宇宙は、騒々しい混乱に満ちた場所である。
地球も、何百万という衝突しあう電磁波と音波の絶え間ない衝撃にさらされている。毎日、毎秒、無数の衝撃が、刺激や情報という形で、なだれを打って私達に降り注いでいる。その内容は多種多様だ。発生源が今なお、不明なミクロの宇宙線から、私達の体を貫通する波長の短い]線、あらゆる類の情報を運ぶ放送局の電波。いちいち聞いていたらそれこそきりがないだろう。こうした、情報の洪水に押し流されないように、私達は限られた知覚しか持ち合わせてない。つまり私達の五感は最初から非常にかぎられた周囲の振動しか通さないようにできている。私達は五感という狭い窓を通して外界と接しているのである。
しかし時にはそれでも多すぎるので、脳が受信量をコントロールする。ある人が脳を「減少フィルター」といっている。つまり五感ですでに制限されている情報をさらにふるいにかけて減少させる機能が脳にはあるようだ。
例えば、最初は、うるさくて、しょうがない大きな柱時計の時を刻む音もなれてくると聞こえなくなる実はこれは経験のたまもので、電車のなかで会話することも、はじめて電車の音にふれたブッシュマンには不可能だという。

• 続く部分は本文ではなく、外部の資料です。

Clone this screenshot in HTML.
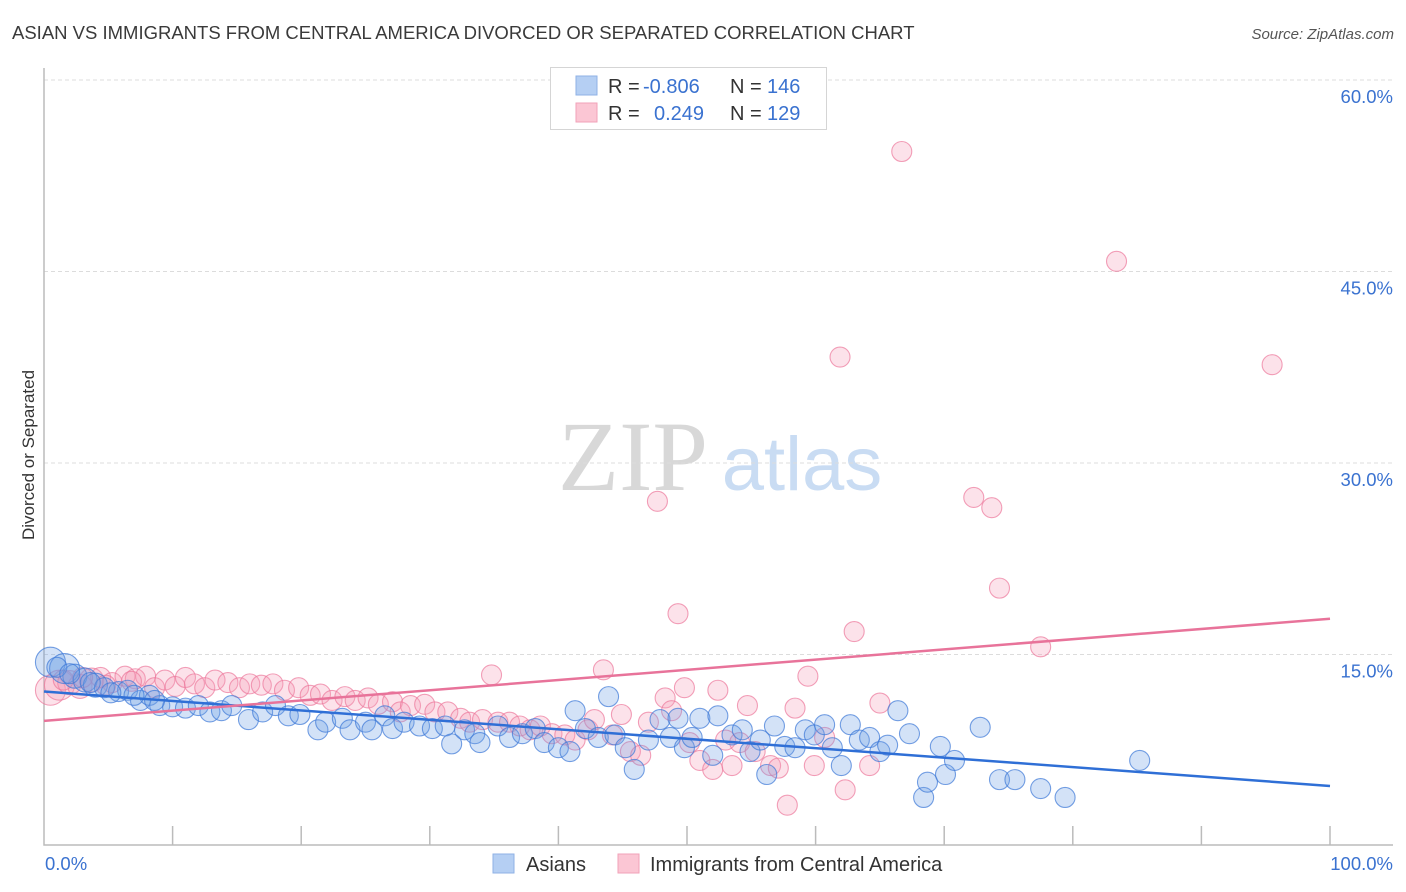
<!DOCTYPE html>
<html><head><meta charset="utf-8"><style>
body{margin:0;background:#fff;font-family:"Liberation Sans",sans-serif;}
#wrap{position:relative;width:1406px;height:892px;overflow:hidden;}
</style></head><body>
<div id="wrap">
<svg id="svg" width="1406" height="892" xmlns="http://www.w3.org/2000/svg">
<text x="12" y="39" font-size="18.5" fill="#3a3a3a">ASIAN VS IMMIGRANTS FROM CENTRAL AMERICA DIVORCED OR SEPARATED CORRELATION CHART</text>
<text x="1394" y="39" font-size="15" fill="#555" font-style="italic" text-anchor="end">Source: ZipAtlas.com</text>
<text x="34" y="455" font-size="17" fill="#333" text-anchor="middle" transform="rotate(-90 34 455)">Divorced or Separated</text>
<g>
<text x="633" y="490" font-size="100" fill="#d8d8d8" font-family="Liberation Serif,serif" text-anchor="middle">ZIP</text>
<text x="802" y="490" font-size="76" fill="#c9dcf3" text-anchor="middle">atlas</text>
</g>
<g id="grid"></g><g id="axes"></g><g id="pts"></g><g id="lines"></g>
<g>
<rect x="550.5" y="67.5" width="276" height="62" fill="#fff" stroke="#d5d5d5"/>
<rect x="576" y="76" width="21" height="19" fill="#b5cff3" stroke="#8fb2e6"/>
<rect x="576" y="103" width="21" height="19" fill="#fbc6d4" stroke="#f1a2b8"/>
<text x="608" y="93" font-size="20" fill="#333">R = <tspan x="643" fill="#3a72d0">-0.806</tspan><tspan x="730">N = </tspan><tspan x="767" fill="#3a72d0">146</tspan></text>
<text x="608" y="120" font-size="20" fill="#333">R = <tspan x="654" fill="#3a72d0">0.249</tspan><tspan x="730">N = </tspan><tspan x="767" fill="#3a72d0">129</tspan></text>
</g>
<g>
<rect x="493" y="854" width="21" height="19" fill="#b5cff3" stroke="#8fb2e6"/>
<text x="526" y="871" font-size="20" fill="#333">Asians</text>
<rect x="618" y="854" width="21" height="19" fill="#fbc6d4" stroke="#f1a2b8"/>
<text x="650" y="871" font-size="20" fill="#333">Immigrants from Central America</text>
</g>
</svg>
</div>
<script>
const yTicks=[15,30,45,60];
const yTickLabels=["15.0%","30.0%","45.0%","60.0%"];
const xTickLabels=["0.0%","100.0%"];
const asianX=[0.5,1.6,2.4,3.2,4.0,4.7,5.8,6.5,7.5,8.2,9.0,10.0,11.0,12.0,12.9,13.8,14.6,15.9,17.0,18.0,19.0,19.9,21.3,21.9,23.2,23.8,25.0,25.5,26.5,27.1,28.0,29.2,30.2,31.2,31.7,32.7,33.5,33.9,35.3,36.2,37.2,38.2,38.9,40.0,40.9,41.3,42.1,43.1,43.9,44.4,45.2,45.9,47.0,47.9,48.7,49.3,49.8,50.4,51.0,52.0,52.4,53.5,54.3,54.9,55.7,56.2,56.8,57.6,58.4,59.2,59.9,60.7,61.3,62.0,62.7,63.4,64.2,65.0,65.6,66.4,67.3,68.4,68.7,69.7,70.1,70.8,72.8,74.3,75.5,77.5,79.4,85.2,1.0,2.0,3.6,5.2,7.0,8.6];
const asianY=[14.4,13.9,13.3,13.0,12.6,12.4,12.1,12.2,11.4,11.8,11.0,10.9,10.8,11.0,10.5,10.6,11.0,9.9,10.5,11.0,10.2,10.3,9.1,9.7,10.0,9.1,9.7,9.1,10.2,9.2,9.7,9.4,9.2,9.4,8.0,9.1,8.8,8.1,9.4,8.5,8.8,9.2,8.1,7.7,7.4,10.6,9.2,8.5,11.7,8.7,7.7,6.0,8.3,9.9,8.5,10.0,7.7,8.5,10.0,7.1,10.2,8.7,9.1,7.4,8.3,5.6,9.4,7.8,7.7,9.1,8.7,9.5,7.7,6.3,9.5,8.3,8.5,7.4,7.9,10.6,8.8,3.8,5.0,7.8,5.6,6.7,9.3,5.2,5.2,4.5,3.8,6.7,14.0,13.5,12.8,12.0,11.8,11.4];
const immX=[0.5,1.2,2.0,2.8,3.7,4.4,5.3,6.3,7.1,7.9,8.6,9.4,10.2,11.0,11.7,12.5,13.3,14.3,15.2,16.0,16.9,17.8,18.7,19.8,20.7,21.5,22.4,23.4,24.2,25.2,26.0,27.1,27.7,28.5,29.6,30.4,31.4,32.4,33.1,34.1,34.8,35.3,36.2,37.0,37.8,38.6,39.5,40.5,41.3,42.3,42.8,43.5,44.2,44.9,45.6,46.4,47.0,47.7,48.3,48.8,49.3,49.8,50.2,51.0,52.0,52.4,53.0,53.5,54.1,54.7,55.3,56.5,57.1,57.8,58.4,59.4,59.9,60.7,61.9,62.3,63.0,64.2,65.0,66.7,72.3,73.7,74.3,77.5,83.4,95.5,1.5,3.0,4.8,6.8];
const immY=[12.2,12.6,12.8,12.5,13.0,13.2,12.8,13.3,13.1,13.3,12.4,13.0,12.5,13.2,12.7,12.4,13.0,12.8,12.4,12.7,12.6,12.7,12.2,12.4,11.8,11.9,11.4,11.7,11.4,11.6,11.1,11.3,10.5,11.0,11.1,10.5,10.5,10.0,9.7,9.9,13.4,9.7,9.7,9.4,9.1,9.4,8.8,8.7,8.3,9.1,9.9,13.8,8.7,10.3,7.4,7.1,9.7,27.0,11.6,10.6,18.2,12.4,8.1,6.7,6.0,12.2,8.3,6.3,8.1,11.0,7.4,6.3,6.1,3.2,10.8,13.3,6.3,8.5,38.3,4.4,16.8,6.3,11.2,54.4,27.3,26.5,20.2,15.6,45.8,37.7,13.0,13.2,12.6,12.9];
const asianTrend=[12.1,4.7];
const immTrend=[9.8,17.8];

const X0=44,X1=1330,Y0=846,PX15=191.5;
const sx=v=>X0+(X1-X0)*v/100;
const sy=v=>Y0-v*PX15/15;
const NS="http://www.w3.org/2000/svg";
function mk(t,a,p){const e=document.createElementNS(NS,t);for(const k in a)e.setAttribute(k,a[k]);p.appendChild(e);return e;}
const grid=document.getElementById('grid'),axes=document.getElementById('axes'),pts=document.getElementById('pts'),lines=document.getElementById('lines');
yTicks.forEach((v,i)=>{
 const g=mk('line',{x1:X0,x2:1393,y1:sy(v),y2:sy(v),stroke:'#dcdcdc','stroke-dasharray':'4 3'},grid);
 
 
 const t=mk('text',{x:1393,y:sy(v)+23,'font-size':18.5,fill:'#3a72d0','text-anchor':'end'},grid);
 t.textContent=yTickLabels[i];
 
 
});
const ax=mk('path',{d:`M${X0} 68 V${Y0-1} H1393`,stroke:'#bbb',fill:'none','stroke-width':1.5},axes);


for(let i=1;i<=10;i++){const tk=mk('line',{x1:sx(i*10),x2:sx(i*10),y1:826,y2:845,stroke:'#bbb','stroke-width':1.5},axes);
 
 }
const xl0=mk('text',{x:45,y:870,'font-size':18.5,fill:'#3a72d0'},axes);xl0.textContent=xTickLabels[0];


const xl1=mk('text',{x:1393,y:870,'font-size':18.5,fill:'#3a72d0','text-anchor':'end'},axes);xl1.textContent=xTickLabels[1];


function dots(xs,ys,fill,stroke,name){xs.forEach((x,i)=>{
 const r=i<2?15:(i<5?12:10);
 const c=mk('circle',{cx:sx(x),cy:sy(ys[i]),r:r,fill:fill,stroke:stroke,'stroke-width':1.1},pts);
 
 
});}
dots(immX,immY,'rgba(246,160,185,0.3)','rgba(236,120,155,0.7)','immigrant-point');
dots(asianX,asianY,'rgba(110,160,230,0.3)','rgba(60,120,215,0.7)','asian-point');
const l1=mk('line',{x1:sx(0),y1:sy(asianTrend[0]),x2:sx(100),y2:sy(asianTrend[1]),stroke:'#2f6fd6','stroke-width':2.5},lines);


const l2=mk('line',{x1:sx(0),y1:sy(immTrend[0]),x2:sx(100),y2:sy(immTrend[1]),stroke:'#e8739a','stroke-width':2.5},lines);


</script>
</body></html>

逆に私達のフィルターには増幅させる機能もあるようだが、いずれにしても、たんなる情報を意味のある「感覚」にするのは、意識が必要なのだ。自然そのものには色彩もなく青も、香りも、美しさもない。感覚が受けとめるまでそれは無意味なのである。自然や情報のなかにひそむ美しさを引き出すのは私達自身だ。